Global temperatures are running far above last year’s record-setting level, all but guaranteeing that 2015 will be the hottest year in the historical record — and undermining political claims that global warming had somehow stopped.
The National Oceanic and Atmospheric Administration, the American agency that tracks worldwide temperatures, announced Wednesday that last month had been the hottest September on record, and in fact took the biggest leap above the previous September that any month has displayed since 1880, when tracking began at a global scale. The agency also announced that the January-to-September period had been the hottest such span on the books.
The extreme heat and related climate disturbances mean that delegates to a global climate conference scheduled for Paris in early December will almost certainly be convening as weather-related disasters are unfolding around the world, putting them under greater political pressure to reach an ambitious deal to limit future emissions and slow the temperature increase.
The immediate cause of the record-breaking warmth is a strong El Niño weather pattern, in which the ocean releases immense amounts of heat into the atmosphere. But temperatures are running so far ahead of those during the last strong El Niño, in 1997 and 1998, that scientists said the records would not be occurring without an underlying trend caused by human emissions of greenhouse gases.
“The bottom line is that the world is warming,” said Jessica Blunden, a climate scientist with NOAA, in Asheville, N.C.
She pointed to measurements in several of the world’s ocean basins, where surface temperatures are as much as three degrees Fahrenheit above the 20th century average, a substantial increase when calculated over such large areas.
“We’re seeing it all across the Indian Ocean, in huge parts of the Atlantic Ocean, in parts of the Arctic oceans,” Dr. Blunden said in an interview. “It’s just incredible to me. I’ve never seen anything like this before.”
The combined effects of El Niño and greenhouse warming are already roiling weather patterns worldwide, probably contributing to dry weather and forest fires in Indonesia, to an incipient drought in Australia and to a developing food emergency across parts of Africa, including a severe drought in Ethiopia. Those effects are likely to intensify in coming months as the El Niño reaches its peak and then gradually subsides.
Past patterns suggest that El Niño will send unusual amounts of rain and snow to the American Southwest and to California, offering some relief for that parched state but also precipitating floods and mudslides. The California effects are not a certainty, experts said, but if they come, they are likely to be strongest in the latter part of the winter.
Earlier this year, the global warmth contributed to a spring heat wave in India and Pakistan that killed many people, possibly several thousand, with temperatures hitting 118 degrees in parts of India. The effects on the natural world have also been severe, with extreme ocean temperatures bleaching coral reefs around the world, and many of them likely to suffer lasting damage.
Forecasters have been issuing warnings about a strong El Niño. The coming few months will test whether governments, and the global relief agencies that support poor countries, have prepared, particularly to provide food relief for hard-hit regions.

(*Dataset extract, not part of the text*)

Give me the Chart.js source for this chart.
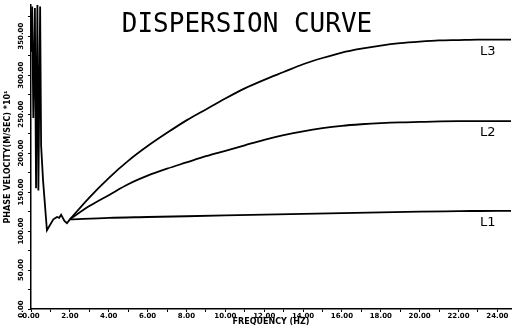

“The warning is out,” said Richard Seager, a climate scientist at the Lamont-Doherty Earth Observatory of Columbia University, in New York. “The world has had time to plan for this.”

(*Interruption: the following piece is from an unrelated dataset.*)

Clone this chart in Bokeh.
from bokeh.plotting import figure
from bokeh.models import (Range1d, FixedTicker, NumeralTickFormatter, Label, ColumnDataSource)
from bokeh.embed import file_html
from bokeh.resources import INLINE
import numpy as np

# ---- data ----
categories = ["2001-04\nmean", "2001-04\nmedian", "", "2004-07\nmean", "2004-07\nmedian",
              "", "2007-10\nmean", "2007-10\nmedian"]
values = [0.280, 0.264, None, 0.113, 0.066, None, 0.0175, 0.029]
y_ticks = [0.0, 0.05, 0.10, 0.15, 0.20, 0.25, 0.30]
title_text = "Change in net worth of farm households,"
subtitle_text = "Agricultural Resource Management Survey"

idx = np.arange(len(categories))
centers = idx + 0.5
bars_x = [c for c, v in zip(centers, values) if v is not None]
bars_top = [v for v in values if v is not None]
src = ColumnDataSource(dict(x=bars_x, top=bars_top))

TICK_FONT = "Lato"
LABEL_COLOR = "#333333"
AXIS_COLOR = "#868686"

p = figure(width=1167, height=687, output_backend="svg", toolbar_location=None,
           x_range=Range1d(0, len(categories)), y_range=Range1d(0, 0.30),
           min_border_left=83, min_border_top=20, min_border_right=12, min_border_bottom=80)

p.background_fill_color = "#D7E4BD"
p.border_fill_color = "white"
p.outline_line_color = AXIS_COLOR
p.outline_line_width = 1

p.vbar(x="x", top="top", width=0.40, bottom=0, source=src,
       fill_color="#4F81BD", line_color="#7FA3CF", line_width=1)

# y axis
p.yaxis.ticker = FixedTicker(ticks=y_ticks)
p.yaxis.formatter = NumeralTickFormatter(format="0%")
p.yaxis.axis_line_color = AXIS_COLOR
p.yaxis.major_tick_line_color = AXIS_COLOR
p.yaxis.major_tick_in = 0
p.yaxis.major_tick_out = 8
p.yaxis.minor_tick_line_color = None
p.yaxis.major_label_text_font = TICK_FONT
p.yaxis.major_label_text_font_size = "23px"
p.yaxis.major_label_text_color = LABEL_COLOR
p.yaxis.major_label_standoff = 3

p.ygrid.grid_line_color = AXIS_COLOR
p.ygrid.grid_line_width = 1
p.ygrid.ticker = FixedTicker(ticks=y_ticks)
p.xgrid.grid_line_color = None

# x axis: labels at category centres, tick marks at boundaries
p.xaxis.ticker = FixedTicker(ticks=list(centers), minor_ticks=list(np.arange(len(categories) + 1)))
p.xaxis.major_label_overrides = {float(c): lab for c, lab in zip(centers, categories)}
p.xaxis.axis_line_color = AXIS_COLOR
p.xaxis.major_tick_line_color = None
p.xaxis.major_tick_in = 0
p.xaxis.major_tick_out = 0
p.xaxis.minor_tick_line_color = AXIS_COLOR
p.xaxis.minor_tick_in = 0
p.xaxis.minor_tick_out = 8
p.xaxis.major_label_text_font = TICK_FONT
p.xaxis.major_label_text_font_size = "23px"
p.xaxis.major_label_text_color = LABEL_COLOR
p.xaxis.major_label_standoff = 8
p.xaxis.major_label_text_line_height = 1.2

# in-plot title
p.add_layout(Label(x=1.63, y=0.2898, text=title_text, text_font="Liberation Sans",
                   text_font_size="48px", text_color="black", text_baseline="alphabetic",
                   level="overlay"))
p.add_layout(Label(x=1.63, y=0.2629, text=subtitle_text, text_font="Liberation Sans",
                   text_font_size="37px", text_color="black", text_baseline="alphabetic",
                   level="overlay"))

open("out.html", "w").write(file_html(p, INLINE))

Though worldwide in its consequences, El Niño originates in the eastern tropical Pacific Ocean, when normal weather patterns shift in a way that allows the ocean to release large amounts of stored-up heat into the atmosphere. That perturbs atmospheric waves that can travel thousands of miles, redistributing heat and moisture around the globe.
The effects can be profound, with some research even suggesting that civil wars become more likely in tropical countries when they are under stress from an El Niño.
The World Food Program, a United Nations relief agency, is preparing for expanded operations across Africa, and appealing for donations. Harvests are down across large stretches of that continent, and the number of people going hungry in Ethiopia is likely to be in the millions in coming months, relief groups have estimated.
Scientists have long wondered whether human-induced global warmingwould alter the frequency or severity of El Niños, but so far, that does not seem to be the case. “We have no reason at this point to think that El Niño itself is responding to the forcing from greenhouse gases,” Dr. Seager said. “You can think of them as independent and adding to each other.”
For much of the past decade, people who question established climate science have been claiming that global warming had stopped. Their argument depended on picking a particular base year — almost always 1998, the final year of the last strong El Niño — as their starting point.
But mainstream climate scientists said that was a statistically invalid cherry-picking of the data, and their analysis of the entire record showed that global warming never stopped — at most, the rise of surface temperatures slowed somewhat, even as the oceans continued to warm at a brisk pace.
The record-setting warmth of 2014 and 2015 has undermined the idea that the problem of greenhouse emissions had somehow solved itself, though some Washington politicians continue to repeat the claims. Climate scientists have not wavered in their view that the long-term temperature increase poses profound risks and that emissions must be brought under control.